Out With the Old

Make time in your work life to contemplate what you could be.

We’ve all heard about continuous turnarounds. These are the businesses everybody talks about, the ones constantly leaving everyone gasping in their tailwinds. Just about the time we figure out what they’ve done to set themselves so far ahead – they do it again! And still, they baffle us. How do these companies do it? Could my company do it, too?

For me, the growing successes of continuous turnaround businesses signal a winding down of our legacy model for business performance. These old models are anchored in the ideas of stability, steady progress and conservatism. Today, though, one doesn’t need to look hard to find examples of the new methods outpacing the old.
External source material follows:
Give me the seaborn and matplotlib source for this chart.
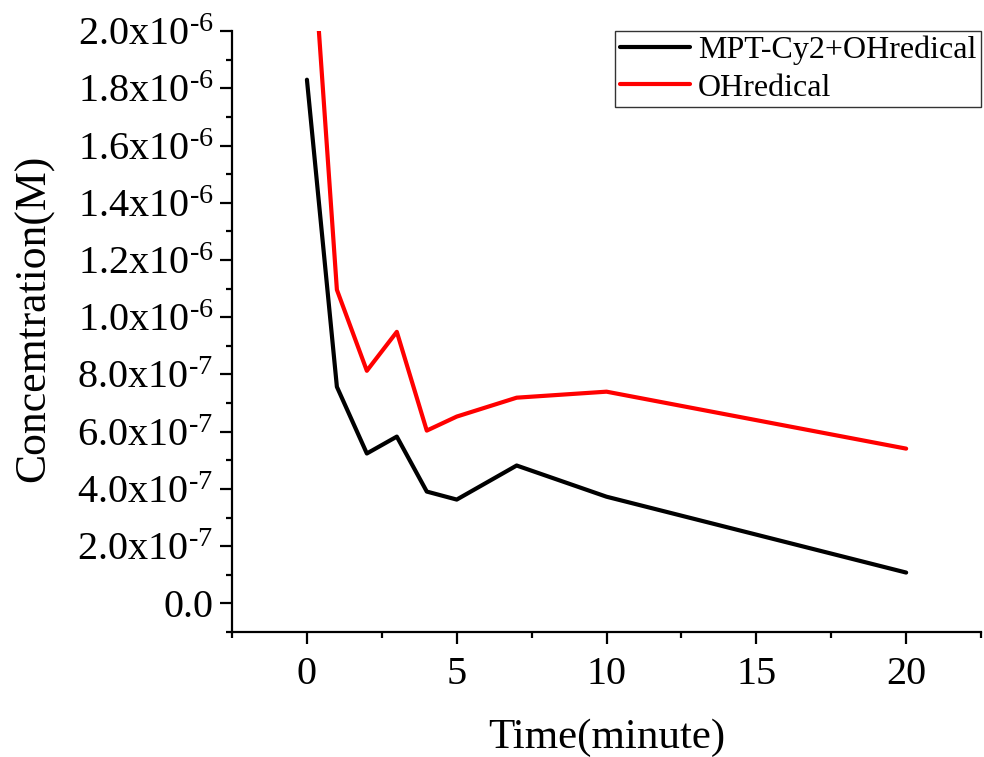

One such example is Apple, which cannibalized its desktop computer with a laptop. Then it invented the iPod. Which it killed with the iPhone. Then it eclipsed all these devices with the iPad.

We see the same dynamic in small businesses that become big ones. Look, for example, at Jim McCann, who started as a social worker planting flowers as part of a therapy program. Then he went to work in a flower shop, which he eventually bought. To move to the next level, he turned his business into 1-800-Flowers, the first 24-hour, seven-days-a-week, toll-free florist service. When the Internet rose as a business avenue, he moved his business online, with 1800flowers.com, becoming the single largest gift conglomerate in the United States.
Can a small or mid-size owner do the “Apple thing?” Well, sure! But how?

It starts at the top. If you’re wondering why your business isn’t like Jim McCann’s, and whether it could be, go straight to the heart of the matter. Look in the mirror.

Mary Baker Eddy, a favorite thinker I’ve mentioned before in this space, said, “We must form perfect models in thought and look at them continually, or we shall never carve them out in grand and noble lives.”

My message to you is the same. Think, and you will become. Dream big. Make time in your life at work to be alone and contemplate what you could be. Do this for 60 minutes three days a week. Then divest yourself of every activity that can be done by someone else. Follow your thinking, and carve out grand and noble lives.